Since $\sin {\displaystyle \frac{\pi }{4}}={\displaystyle \frac{1}{\sqrt{2}}}=\cos {\displaystyle \frac{\pi }{4}}$ so we get, $f^{″}\left({\displaystyle \frac{3\pi }{4}}\right)=-{\displaystyle \frac{1}{\sqrt{2}}}-{\displaystyle \frac{1}{\sqrt{2}}}\Rightarrow f^{″}\left({\displaystyle \frac{3\pi }{4}}\right)=-{\displaystyle \frac{2}{\sqrt{2}}}<0$.
So $x={\displaystyle \frac{3\pi }{4}}$ gives the maximum value of f(x).
Putting $x={\displaystyle \frac{3\pi }{4}}$ in f(x) we get $f\left({\displaystyle \frac{3\pi }{4}}\right)=\sin {\displaystyle \frac{3\pi }{4}}-\cos {\displaystyle \frac{3\pi }{4}}$.
As evaluated earlier $\sin {\displaystyle \frac{3\pi }{4}}={\displaystyle \frac{1}{\sqrt{2}}}\text{ and }\cos {\displaystyle \frac{3\pi }{4}}=-{\displaystyle \frac{1}{\sqrt{2}}}$ so we get,
$f\left({\displaystyle \frac{3\pi }{4}}\right)={\displaystyle \frac{1}{\sqrt{2}}}-(-{\displaystyle \frac{1}{\sqrt{2}}})\Rightarrow {\displaystyle \frac{1}{\sqrt{2}}}+{\displaystyle \frac{1}{\sqrt{2}}}={\displaystyle \frac{2}{\sqrt{2}}}$.
Splitting 2 into $\sqrt{2}\times \sqrt{2}$ we get,
$f\left({\displaystyle \frac{3\pi }{4}}\right)={\displaystyle \frac{\sqrt{2}\times \sqrt{2}}{\sqrt{2}}}=\sqrt{2}$.
Hence the maximum value of sinx-cosx is $\sqrt{2}$.

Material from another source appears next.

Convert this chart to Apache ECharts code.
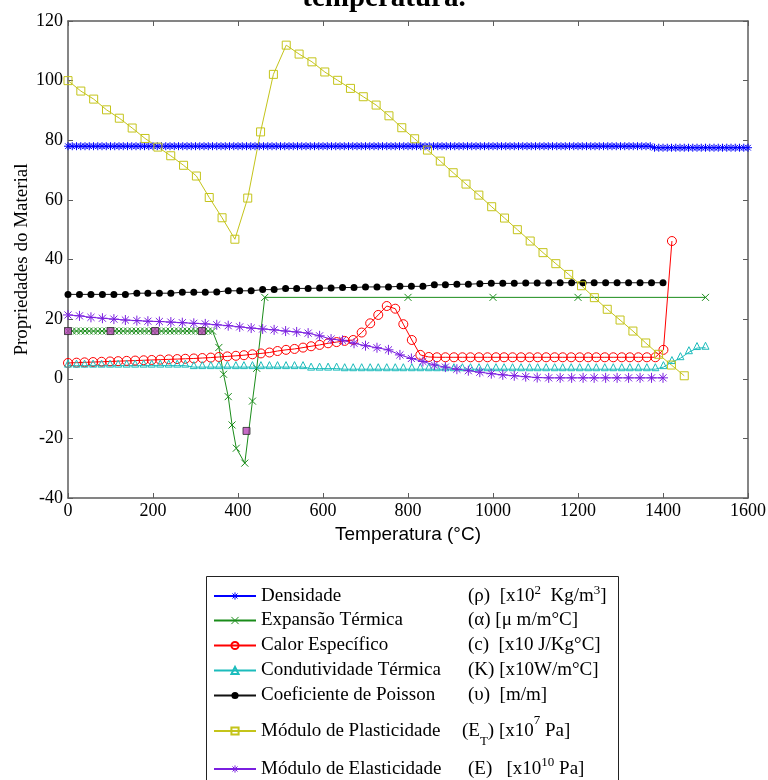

So, the correct answer is “Option A”.

Note: Students should know the values of $\tan {\displaystyle \frac{\pi }{4}},\sin {\displaystyle \frac{\pi }{4}},\cos {\displaystyle \frac{\pi }{4}}$ from the trigonometric ratio table. Note that there are many more values of $\theta$ for which $\tan \theta =-1$. They can be found by formula $\tan \theta =\tan \alpha \Rightarrow \theta =n\pi \pm \alpha ,n=0,1,2,\dots \dots$.